→ Work required
Below is a listing; print exactly its lines from the one containing "Emit a Python" down to the one containing "linespacing=0.95, annotation_clip=False)", both inclusive, with every picture left out.

→ The input
- - -
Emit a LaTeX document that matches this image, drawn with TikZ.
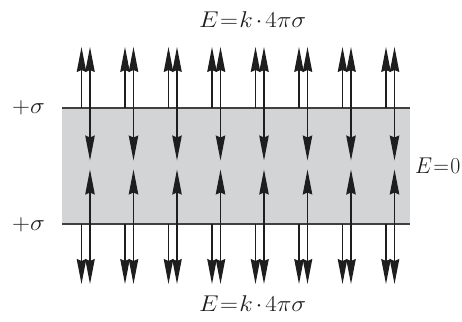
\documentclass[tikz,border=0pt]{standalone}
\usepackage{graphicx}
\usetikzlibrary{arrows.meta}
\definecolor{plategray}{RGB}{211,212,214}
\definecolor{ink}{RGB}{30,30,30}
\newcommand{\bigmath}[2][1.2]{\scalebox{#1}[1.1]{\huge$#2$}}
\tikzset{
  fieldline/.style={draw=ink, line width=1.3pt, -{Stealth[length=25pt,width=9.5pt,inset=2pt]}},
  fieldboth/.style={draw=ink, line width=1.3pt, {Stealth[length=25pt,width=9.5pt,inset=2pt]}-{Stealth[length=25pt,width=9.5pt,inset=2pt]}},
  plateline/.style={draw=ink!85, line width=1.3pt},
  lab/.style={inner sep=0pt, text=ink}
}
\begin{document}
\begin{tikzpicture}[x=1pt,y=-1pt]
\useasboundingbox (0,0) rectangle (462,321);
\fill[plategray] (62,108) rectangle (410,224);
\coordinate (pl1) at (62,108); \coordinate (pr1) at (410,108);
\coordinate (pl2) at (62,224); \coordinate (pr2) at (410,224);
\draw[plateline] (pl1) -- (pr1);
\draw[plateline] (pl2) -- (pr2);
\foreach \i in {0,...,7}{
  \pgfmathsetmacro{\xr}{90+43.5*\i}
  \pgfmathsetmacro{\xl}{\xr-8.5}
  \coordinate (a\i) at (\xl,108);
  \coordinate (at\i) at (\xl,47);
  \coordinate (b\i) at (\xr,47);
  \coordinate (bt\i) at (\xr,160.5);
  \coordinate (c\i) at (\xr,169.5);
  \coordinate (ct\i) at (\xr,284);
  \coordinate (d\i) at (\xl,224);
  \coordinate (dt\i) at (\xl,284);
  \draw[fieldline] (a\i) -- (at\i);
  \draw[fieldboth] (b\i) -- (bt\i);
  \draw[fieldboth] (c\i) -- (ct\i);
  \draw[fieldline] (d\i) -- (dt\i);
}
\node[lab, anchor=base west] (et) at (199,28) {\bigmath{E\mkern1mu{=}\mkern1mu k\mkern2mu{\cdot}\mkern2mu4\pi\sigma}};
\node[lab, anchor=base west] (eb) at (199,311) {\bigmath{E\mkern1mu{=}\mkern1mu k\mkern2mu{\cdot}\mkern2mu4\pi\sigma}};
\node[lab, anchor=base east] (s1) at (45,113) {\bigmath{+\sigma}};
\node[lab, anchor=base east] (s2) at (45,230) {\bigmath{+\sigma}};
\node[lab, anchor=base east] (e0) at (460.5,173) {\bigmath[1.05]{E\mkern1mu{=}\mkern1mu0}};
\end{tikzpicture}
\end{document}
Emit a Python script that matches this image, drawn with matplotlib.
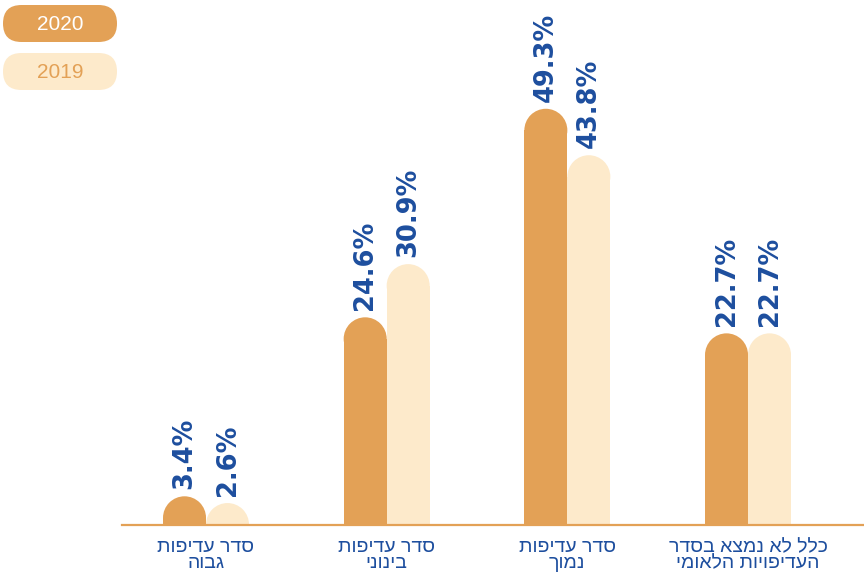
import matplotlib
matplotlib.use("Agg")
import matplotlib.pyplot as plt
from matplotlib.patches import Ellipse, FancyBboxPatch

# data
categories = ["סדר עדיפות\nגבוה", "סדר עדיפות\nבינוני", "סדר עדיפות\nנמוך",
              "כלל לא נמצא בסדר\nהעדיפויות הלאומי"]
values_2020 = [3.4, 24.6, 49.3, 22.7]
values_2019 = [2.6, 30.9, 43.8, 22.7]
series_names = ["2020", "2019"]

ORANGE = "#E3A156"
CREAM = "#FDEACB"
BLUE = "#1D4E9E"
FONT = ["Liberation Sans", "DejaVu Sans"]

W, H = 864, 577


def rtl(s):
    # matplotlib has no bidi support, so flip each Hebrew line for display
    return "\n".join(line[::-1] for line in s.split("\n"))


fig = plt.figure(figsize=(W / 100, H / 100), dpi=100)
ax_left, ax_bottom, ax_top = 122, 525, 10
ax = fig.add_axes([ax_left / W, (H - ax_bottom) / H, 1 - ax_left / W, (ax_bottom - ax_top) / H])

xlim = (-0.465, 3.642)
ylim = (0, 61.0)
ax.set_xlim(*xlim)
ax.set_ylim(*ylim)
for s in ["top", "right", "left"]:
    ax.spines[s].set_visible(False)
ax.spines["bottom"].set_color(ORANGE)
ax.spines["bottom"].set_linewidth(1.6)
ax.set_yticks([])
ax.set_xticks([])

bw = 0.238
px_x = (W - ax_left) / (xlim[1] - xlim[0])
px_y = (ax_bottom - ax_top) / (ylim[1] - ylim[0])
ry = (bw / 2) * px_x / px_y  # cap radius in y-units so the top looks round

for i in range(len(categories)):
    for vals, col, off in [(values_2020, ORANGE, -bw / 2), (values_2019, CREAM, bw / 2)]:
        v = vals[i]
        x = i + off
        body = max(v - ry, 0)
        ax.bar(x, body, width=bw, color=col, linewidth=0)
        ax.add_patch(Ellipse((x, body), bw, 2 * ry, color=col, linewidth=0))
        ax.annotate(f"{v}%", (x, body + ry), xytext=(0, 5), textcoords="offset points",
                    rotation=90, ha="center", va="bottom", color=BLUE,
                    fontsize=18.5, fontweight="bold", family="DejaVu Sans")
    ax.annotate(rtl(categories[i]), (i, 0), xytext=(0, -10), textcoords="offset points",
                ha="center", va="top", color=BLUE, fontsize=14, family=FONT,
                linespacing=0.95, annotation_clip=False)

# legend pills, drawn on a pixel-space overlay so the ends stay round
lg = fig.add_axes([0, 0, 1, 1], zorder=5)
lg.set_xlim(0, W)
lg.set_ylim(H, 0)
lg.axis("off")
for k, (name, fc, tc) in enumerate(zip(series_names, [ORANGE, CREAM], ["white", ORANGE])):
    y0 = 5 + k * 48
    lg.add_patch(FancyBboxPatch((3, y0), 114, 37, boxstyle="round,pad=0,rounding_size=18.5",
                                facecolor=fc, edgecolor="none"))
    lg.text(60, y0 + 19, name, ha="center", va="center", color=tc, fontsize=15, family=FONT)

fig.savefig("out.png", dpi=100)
- - -
→ Reply
Emit a Python script that matches this image, drawn with matplotlib.
import matplotlib
matplotlib.use("Agg")
import matplotlib.pyplot as plt
from matplotlib.patches import Ellipse, FancyBboxPatch

# data
categories = ["סדר עדיפות\nגבוה", "סדר עדיפות\nבינוני", "סדר עדיפות\nנמוך",
              "כלל לא נמצא בסדר\nהעדיפויות הלאומי"]
values_2020 = [3.4, 24.6, 49.3, 22.7]
values_2019 = [2.6, 30.9, 43.8, 22.7]
series_names = ["2020", "2019"]

ORANGE = "#E3A156"
CREAM = "#FDEACB"
BLUE = "#1D4E9E"
FONT = ["Liberation Sans", "DejaVu Sans"]

W, H = 864, 577


def rtl(s):
    # matplotlib has no bidi support, so flip each Hebrew line for display
    return "\n".join(line[::-1] for line in s.split("\n"))


fig = plt.figure(figsize=(W / 100, H / 100), dpi=100)
ax_left, ax_bottom, ax_top = 122, 525, 10
ax = fig.add_axes([ax_left / W, (H - ax_bottom) / H, 1 - ax_left / W, (ax_bottom - ax_top) / H])

xlim = (-0.465, 3.642)
ylim = (0, 61.0)
ax.set_xlim(*xlim)
ax.set_ylim(*ylim)
for s in ["top", "right", "left"]:
    ax.spines[s].set_visible(False)
ax.spines["bottom"].set_color(ORANGE)
ax.spines["bottom"].set_linewidth(1.6)
ax.set_yticks([])
ax.set_xticks([])

bw = 0.238
px_x = (W - ax_left) / (xlim[1] - xlim[0])
px_y = (ax_bottom - ax_top) / (ylim[1] - ylim[0])
ry = (bw / 2) * px_x / px_y  # cap radius in y-units so the top looks round

for i in range(len(categories)):
    for vals, col, off in [(values_2020, ORANGE, -bw / 2), (values_2019, CREAM, bw / 2)]:
        v = vals[i]
        x = i + off
        body = max(v - ry, 0)
        ax.bar(x, body, width=bw, color=col, linewidth=0)
        ax.add_patch(Ellipse((x, body), bw, 2 * ry, color=col, linewidth=0))
        ax.annotate(f"{v}%", (x, body + ry), xytext=(0, 5), textcoords="offset points",
                    rotation=90, ha="center", va="bottom", color=BLUE,
                    fontsize=18.5, fontweight="bold", family="DejaVu Sans")
    ax.annotate(rtl(categories[i]), (i, 0), xytext=(0, -10), textcoords="offset points",
                ha="center", va="top", color=BLUE, fontsize=14, family=FONT,
                linespacing=0.95, annotation_clip=False)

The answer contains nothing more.